Build this into your headcount plan. If you need 30 productive temps for peak, requisition 35–38 to account for attrition.

The 12-Week Planning Timeline

Week 12–10: Scope and Budget

  • Finalize volume forecasts with operations
  • Calculate headcount requirements using the productivity and turnover adjustments above
  • Define the roles (pick, pack, ship, receiving, returns, forklift)
  • Establish shift schedules (peak may require extended shifts or weekend coverage)
  • Set the budget: temporary warehouse labor in major Canadian metros currently runs $19–$26/hour for general labor, $24–$32/hour for licensed forklift operators, with a 35–55% markup from staffing agencies covering payroll burden, WSIB, and margin

Week 10–8: Agency Selection

  • Issue your staffing requirements to 2–3 agencies (do not single-source peak labor)
  • Evaluate based on: warehouse specialization, WSIB standing, ability to meet your volume, training capabilities, and historical fill rates during peak (ask for this specific metric — agencies that fill 70% of peak requests are common, agencies that consistently fill 90%+ are worth a premium)
  • Negotiate rates and confirm availability commitments in writing
  • Establish a backup plan: what happens if the primary agency fills only 75% of your order?

Week 8–6: Onboarding Preparation

  • Prepare training materials for temporary workers (standard work instructions, safety orientation, WMS basics)
  • Designate team leads or mentors who will be responsible for onboarding temps
  • Ensure PPE inventory is sufficient (safety vests, steel toes — some agencies supply these, some do not)
  • Set up temp worker access: security badges, system logins, parking, break room orientation

Week 6–4: Staggered Start

This is the key insight that separates smooth peak operations from chaotic ones. Do not start all your temporary workers on the same day.

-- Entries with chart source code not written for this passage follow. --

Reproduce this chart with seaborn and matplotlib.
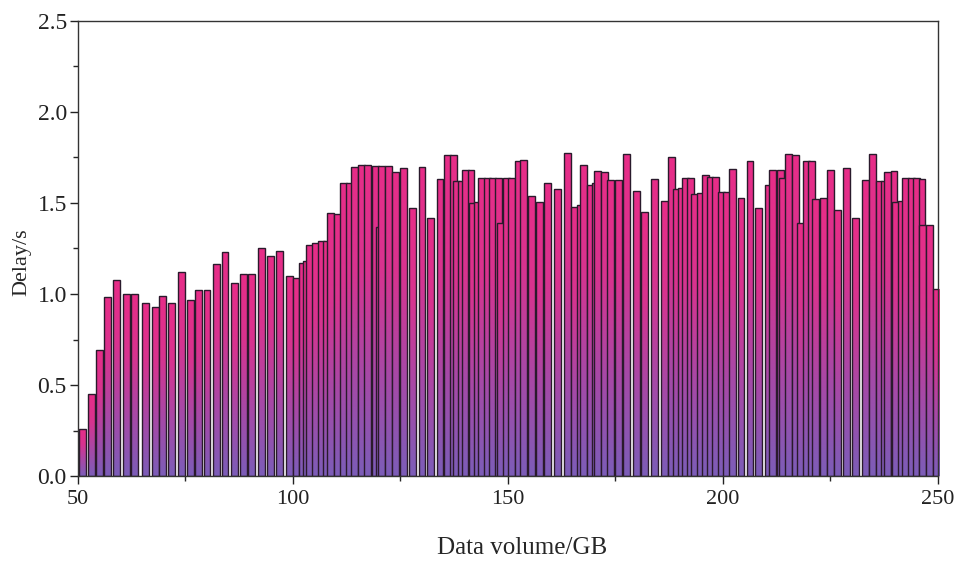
import numpy as np
import matplotlib.pyplot as plt
import seaborn as sns
from matplotlib.colors import LinearSegmentedColormap
from matplotlib.ticker import MultipleLocator, FormatStrFormatter

# Data volume (GB) at each bar centre and measured delay (s)
volume = [
    51.05, 53.2, 55.0, 56.9, 59.0, 61.35, 63.1, 65.8, 68.0, 69.7,
    71.8, 74.1, 76.1, 78.0, 80.0, 82.3, 84.2, 86.4, 88.5, 90.3,
    92.6, 94.7, 96.8, 99.1, 100.7, 102.2, 103.2, 103.8, 105.2, 106.6,
    107.7, 108.8, 110.4, 111.7, 113.1, 114.3, 115.9, 117.4, 119.1, 120.1,
    120.65, 122.2, 123.8, 125.7, 127.8, 130.0, 132.0, 134.2, 135.9, 137.3,
    138.1, 139.1, 140.2, 141.4, 141.7, 143.0, 143.9, 145.3, 146.5, 147.8,
    148.2, 149.7, 150.9, 152.4, 153.6, 155.5, 157.3, 159.2, 161.5, 163.8,
    165.4, 166.8, 167.6, 169.1, 170.3, 170.8, 172.4, 173.9, 175.7, 177.6,
    180.0, 181.7, 184.0, 186.4, 188.1, 189.3, 190.4, 191.2, 192.5, 193.3,
    194.7, 195.9, 197.0, 198.3, 199.7, 200.9, 202.2, 204.2, 206.3, 208.3,
    210.6, 211.6, 213.3, 213.9, 215.2, 216.95, 218.1, 219.4, 220.6, 221.5,
    223.4, 225.0, 226.7, 228.8, 230.8, 233.1, 234.8, 236.3, 237.6, 238.3,
    239.8, 240.2, 241.6, 242.5, 243.8, 245.1, 246.3, 246.5, 248.0, 249.7,
]
delay = [
    0.26, 0.45, 0.69, 0.985, 1.075, 1.00, 1.00, 0.95, 0.93, 0.99,
    0.95, 1.12, 0.965, 1.02, 1.02, 1.165, 1.23, 1.06, 1.11, 1.11,
    1.25, 1.21, 1.235, 1.10, 1.09, 1.17, 1.18, 1.27, 1.28, 1.29,
    1.29, 1.445, 1.44, 1.61, 1.61, 1.70, 1.71, 1.71, 1.705, 1.37,
    1.705, 1.705, 1.67, 1.69, 1.47, 1.70, 1.415, 1.63, 1.765, 1.765,
    1.62, 1.62, 1.68, 1.68, 1.50, 1.505, 1.635, 1.64, 1.64, 1.635,
    1.39, 1.635, 1.635, 1.73, 1.735, 1.54, 1.505, 1.61, 1.575, 1.775,
    1.48, 1.49, 1.71, 1.60, 1.61, 1.675, 1.67, 1.625, 1.625, 1.77,
    1.565, 1.45, 1.63, 1.51, 1.75, 1.575, 1.58, 1.635, 1.64, 1.55,
    1.555, 1.655, 1.645, 1.645, 1.56, 1.56, 1.685, 1.525, 1.73, 1.475,
    1.60, 1.68, 1.68, 1.64, 1.77, 1.765, 1.39, 1.73, 1.73, 1.52,
    1.525, 1.68, 1.46, 1.69, 1.42, 1.625, 1.77, 1.62, 1.62, 1.67,
    1.675, 1.505, 1.51, 1.635, 1.635, 1.635, 1.63, 1.38, 1.38, 1.03,
]

sns.set_theme(style="ticks")
plt.rcParams["font.family"] = ["Liberation Serif", "DejaVu Serif"]

fig, ax = plt.subplots(figsize=(9.58, 5.61), dpi=100)
fig.subplots_adjust(left=0.0814, right=0.979, bottom=0.1515, top=0.9626)

bar_width = 1.6
step = np.min(np.diff(np.unique(volume)))
sns.barplot(x=volume, y=delay, native_scale=True, width=bar_width / step,
            errorbar=None, color="#c03c9a", ax=ax)

# vertical pink -> purple gradient inside each bar
cmap = LinearSegmentedColormap.from_list("bar", ["#7c5db8", "#a848a6", "#d8338f", "#e82d88"])
grad = np.linspace(0, 1, 256).reshape(-1, 1)
for i, bar in enumerate(list(ax.patches)):
    z = 2 + i * 0.01
    x0, y0 = bar.get_x(), bar.get_y()
    w, h = bar.get_width(), bar.get_height()
    img = ax.imshow(grad, cmap=cmap, origin="lower", aspect="auto",
                    extent=[x0, x0 + w, y0, y0 + h], zorder=z,
                    interpolation="bilinear")
    img.set_clip_path(bar)
    bar.set_facecolor("none")
    bar.set_edgecolor("#2a1a2c")
    bar.set_linewidth(1.0)
    bar.set_zorder(z + 0.005)

ax.set_xlim(50, 250)
ax.set_ylim(0, 2.5)
ax.set_aspect("auto")
ax.xaxis.set_major_locator(MultipleLocator(50))
ax.xaxis.set_minor_locator(MultipleLocator(25))
ax.yaxis.set_major_locator(MultipleLocator(0.5))
ax.yaxis.set_minor_locator(MultipleLocator(0.25))
ax.yaxis.set_major_formatter(FormatStrFormatter("%.1f"))
ax.xaxis.set_major_formatter(FormatStrFormatter("%d"))
ax.tick_params(axis="both", which="major", direction="out", length=6, width=1,
               colors="#222222")
ax.tick_params(axis="x", which="major", labelsize=16, pad=4)
ax.tick_params(axis="y", which="major", labelsize=17, pad=2)
ax.tick_params(axis="both", which="minor", direction="out", length=3.5, width=1)
for side in ["top", "right", "left", "bottom"]:
    ax.spines[side].set_visible(True)
    ax.spines[side].set_color("#333333")
    ax.spines[side].set_linewidth(1.0)
    ax.spines[side].set_zorder(10)

ax.set_xlabel("Data volume/GB", fontsize=18)
ax.set_ylabel("Delay/s", fontsize=16)
ax.xaxis.set_label_coords(0.517, -0.135)
ax.yaxis.set_label_coords(-0.054, 0.47)

fig.savefig("out.png", dpi=100)
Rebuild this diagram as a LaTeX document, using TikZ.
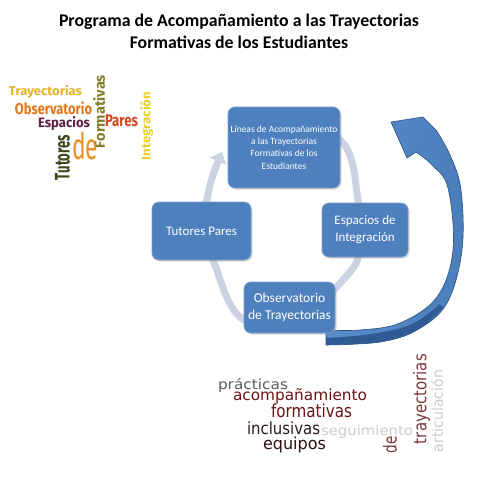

  • Week 6: Start 30% of your peak temp workforce. These workers will be trained and approaching full productivity by peak week.
  • Week 4: Start another 40%. They will be in their second week and at 70–80% productivity by peak.
  • Week 2: Start the final 30%. These workers will be in their learning curve during peak, but the earlier cohorts will be carrying the production load.

This staggered approach means your training team is never overwhelmed, your error rates stay manageable, and you have experienced temps who can informally mentor newer arrivals.

Week 2–0: Peak Execution

  • Daily headcount reconciliation: actual vs. planned, by shift
  • Real-time communication with agencies on fill rates and no-shows
  • Backup labor pool activated if fill rates drop below 85%
  • Daily productivity tracking by worker (identify underperformers early)
  • Overtime authorization protocols for permanent staff if temp labor falls short

Retention During Peak

Temporary workers who leave mid-peak are the most expensive kind of attrition — you have invested training time and they depart before you recover that investment. Strategies that measurably reduce peak-season temp turnover:

Completion Bonuses

A bonus of $200–$500 paid to workers who complete the full peak assignment (typically 6–10 weeks) reduces turnover by 30–40% in our experience. The bonus costs less than replacing the worker.

Clear Expectations

On day one, tell temps exactly what the assignment is: "This is a 7-week assignment, Monday through Friday, 7 AM to 3:30 PM, with voluntary overtime on Saturdays starting November 20." Workers who self-select out on Day 1 because the schedule does not work for them are cheaper to replace than workers who ghost in Week 3.

Consistent Scheduling

Erratic scheduling is the number one complaint from temporary warehouse workers. If you tell someone the shift is 7–3:30, do not text them at 5 PM asking them to come in at 11 PM. If you need night shift coverage, recruit for night shift from the start.

Conversion Path

If you anticipate needing permanent hires after peak, let temps know that top performers will be offered permanent positions. This changes the dynamic from "I am a disposable temp" to "this is a tryout." Retention during peak for temps with a conversion opportunity is 15–20 percentage points higher than for temps with no path.

The Cost of Poor Planning

Running the numbers on a 40,000 sq ft distribution center that needs 30 additional workers for peak:

Planned approach (12-week lead time):

  • Average fill rate: 92%
  • Average temp productivity: 78% (due to staggered starts)
  • Overtime costs for permanent staff: minimal
  • Total incremental labor cost: ~$195,000 for the peak period

Reactive approach (2-week lead time):

  • Average fill rate: 68% (agencies cannot source quality candidates in 2 weeks during peak)
  • Average temp productivity: 52% (all workers starting simultaneously, overwhelmed trainers)
  • Overtime costs for permanent staff: $45,000+ (covering the temp shortfall)
  • Total incremental labor cost: ~$260,000+ with worse throughput

The planned approach costs 25% less and produces 50% more throughput. Start early.